HOW WILL YOU HELP APS REGAIN OR MAINTAIN ITS ACCREDITATION WITH ADVANCED/SACS CASI?
I think the APS is on track to doing that itself no matter who gets elected to District 2. I think under Ms. Muhammad’s leadership they’re doing fine.
WHAT ARE THE CONCERNS OF DISTRICT 2 PARENTS AND VOTERS THAT ARE PERHAPS MORE UNIQUE TO THE DISTRICT TO THAN OTHER DISTRICTS?
What I hear most now from parents, I hear questions of supplies and teachers. There are still classes that are not staffed.
The thing from voters I hear the most, believe it or not is the question of charter schools and the funding for it [voters are not supportive of charter schools]. We have more charter schools, that is why it’s such a hot issue in District 2. There’s a huge question on whether or not to fund charter schools through this SPLOST and at the same rate as APS; charter schools are requesting that.
I think what makes District 2 unique as a District is we are also the highest recipients of the Title I funds, which is not true for other districts.
WHAT WOULD YOU DO TO INCREASE EDUCATIONAL EQUALITY, TO ENSURE LOW-INCOME STUDENTS HAVE THE SAME QUALITY EDUCATION AS MIDDLE AND UPPER-INCOME STUDENTS?
I do believe Johnson’s War on Poverty, which created the largest federally funded legislation that’s known, which is Elementary and Secondary Education Act (ESEA), I think we, particularly, in District 2 have a responsbility to include those who fought from 1965 to present on the question of giving a quality education to the least in our society.
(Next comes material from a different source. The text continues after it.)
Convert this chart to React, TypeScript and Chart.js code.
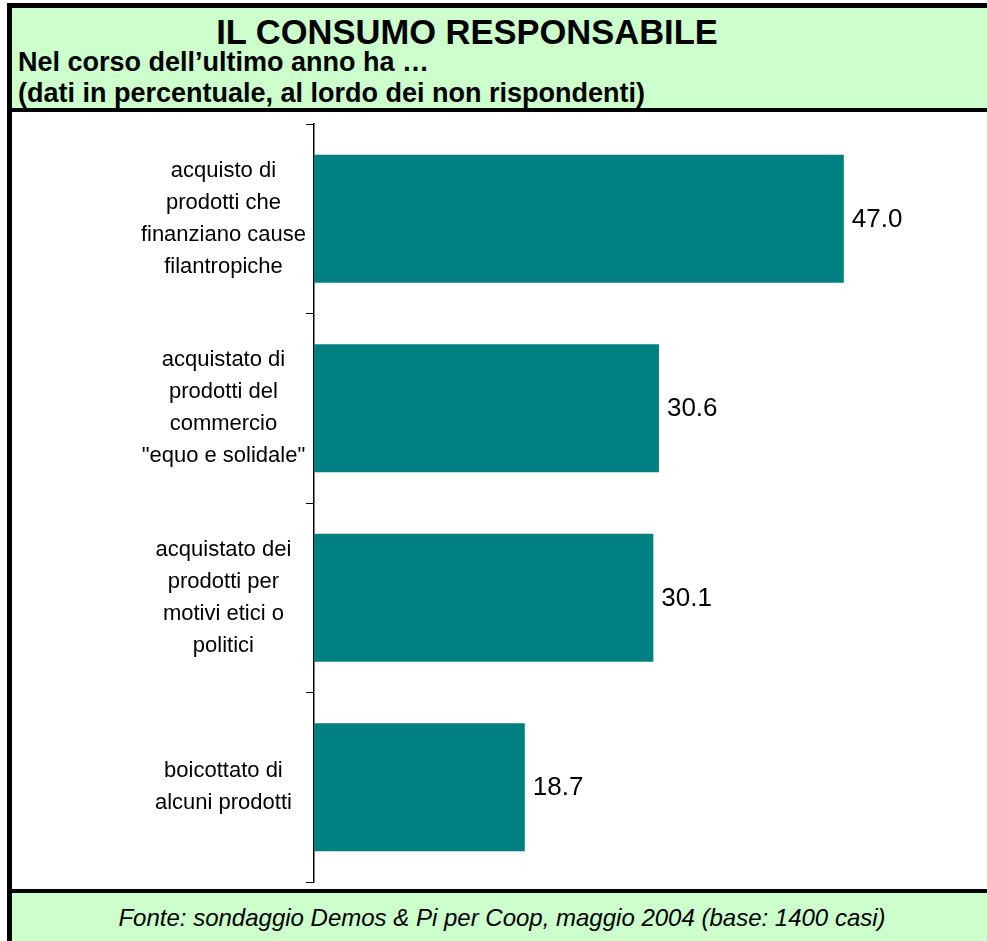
import React, { useEffect, useRef } from "react";
import { Chart, registerables } from "chart.js";

Chart.register(...registerables);

const titleText = "IL CONSUMO RESPONSABILE";
const subtitle1 = "Nel corso dell’ultimo anno ha …";
const subtitle2 = "(dati in percentuale, al lordo dei non rispondenti)";
const footerText = "Fonte: sondaggio Demos & Pi per Coop, maggio 2004 (base: 1400 casi)";

const categories: string[][] = [
  ["acquisto di", "prodotti che", "finanziano cause", "filantropiche"],
  ["acquistato di", "prodotti del", "commercio", "\"equo e solidale\""],
  ["acquistato dei", "prodotti per", "motivi etici o", "politici"],
  ["boicottato di", "alcuni prodotti"],
];
const values: number[] = [47.0, 30.6, 30.1, 18.7];
const axisMax = 59.7;

const FONT = "'Liberation Sans', Arial, Helvetica, sans-serif";
const GREEN = "#CCFFCC";
const TEAL = "#008080";

const valueLabels = {
  id: "valueLabels",
  afterDatasetsDraw(chart: any) {
    const ctx = chart.ctx;
    const meta = chart.getDatasetMeta(0);
    ctx.save();
    ctx.font = `26px ${FONT}`;
    ctx.fillStyle = "#000";
    ctx.textAlign = "left";
    ctx.textBaseline = "middle";
    meta.data.forEach((bar: any, i: number) => {
      const v = chart.data.datasets[0].data[i] as number;
      ctx.fillText(v.toFixed(1), bar.x + 8, bar.y + 1);
    });
    ctx.restore();
  },
};

function BarChart() {
  const ref = useRef<HTMLCanvasElement | null>(null);
  useEffect(() => {
    if (!ref.current) return;
    const chart = new Chart(ref.current, {
      type: "bar",
      data: {
        labels: categories,
        datasets: [
          {
            data: values,
            backgroundColor: TEAL,
            borderWidth: 0,
            categoryPercentage: 1,
            barPercentage: 0.675,
          },
        ],
      },
      options: {
        indexAxis: "y",
        animation: false,
        responsive: false,
        maintainAspectRatio: false,
        layout: { padding: { top: 12, bottom: 7, left: 0, right: 0 } },
        plugins: {
          legend: { display: false },
          tooltip: { enabled: false },
          title: { display: false },
        },
        scales: {
          x: {
            display: false,
            min: 0,
            max: axisMax,
          },
          y: {
            type: "category",
            offset: true,
            afterFit(scale: any) {
              scale.width = 302;
              scale.paddingTop = 0;
              scale.paddingBottom = 0;
            },
            grid: {
              display: true,
              drawOnChartArea: false,
              drawTicks: true,
              tickLength: 8,
              offset: true,
              color: "#000",
              lineWidth: 1,
            },
            border: { display: true, color: "#000", width: 1.5 },
            ticks: {
              color: "#000",
              font: { family: FONT, size: 22, lineHeight: 1.45 },
              crossAlign: "center",
              padding: 0,
              autoSkip: false,
            },
          },
        },
      },
      plugins: [valueLabels],
    });
    return () => chart.destroy();
  }, []);
  return (
    <canvas
      ref={ref}
      width={975}
      height={777}
      style={{ position: "absolute", left: 12, top: 112, width: 975, height: 777 }}
    />
  );
}

export default function App() {
  return (
    <div
      style={{
        position: "fixed",
        left: 0,
        top: 0,
        width: 987,
        height: 941,
        overflow: "hidden",
        background: "#fff",
        fontFamily: FONT,
      }}
    >
      {/* frame */}
      <div style={{ position: "absolute", left: 7, top: 3, width: 5, height: 960, background: "#000" }} />
      <div style={{ position: "absolute", left: 7, top: 3, width: 1000, height: 5, background: "#000" }} />
      {/* header */}
      <div style={{ position: "absolute", left: 12, top: 8, width: 1000, height: 100, background: GREEN }} />
      <div
        style={{
          position: "absolute",
          left: 0,
          width: 934,
          top: 12,
          lineHeight: "40px",
          textAlign: "center",
          fontWeight: "bold",
          fontSize: 34.5,
          color: "#000",
          whiteSpace: "nowrap",
        }}
      >
        {titleText}
      </div>
      <div
        style={{
          position: "absolute",
          left: 18,
          top: 46,
          lineHeight: "32px",
          fontWeight: "bold",
          fontSize: 27,
          color: "#000",
          whiteSpace: "nowrap",
        }}
      >
        {subtitle1}
      </div>
      <div
        style={{
          position: "absolute",
          left: 18,
          top: 77,
          lineHeight: "32px",
          fontWeight: "bold",
          fontSize: 27,
          color: "#000",
          whiteSpace: "nowrap",
        }}
      >
        {subtitle2}
      </div>
      <div style={{ position: "absolute", left: 7, top: 108, width: 1000, height: 4, background: "#000" }} />
      {/* plot */}
      <BarChart />
      <div style={{ position: "absolute", left: 7, top: 889, width: 1000, height: 4, background: "#000" }} />
      {/* footer */}
      <div style={{ position: "absolute", left: 12, top: 893, width: 1000, height: 60, background: GREEN }} />
      <div
        style={{
          position: "absolute",
          left: 0,
          width: 1004,
          top: 902,
          lineHeight: "32px",
          textAlign: "center",
          fontStyle: "italic",
          fontSize: 24,
          color: "#000",
          whiteSpace: "nowrap",
        }}
      >
        {footerText}
      </div>
    </div>
  );
}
And so, given that, in District 2, I think it’s a glaring place, it’s a new battle in an old war on poverty. It’s going to be collaboration and innovate ideas. If people elect me, I’m committed to working to ensure that kind of quality education.
APS can’t do it alone. We’re going to have to have other partners, specific to District 2. Whoever represents that District has to have enough passion to want to go out and make sure we’re partnered with some of the best.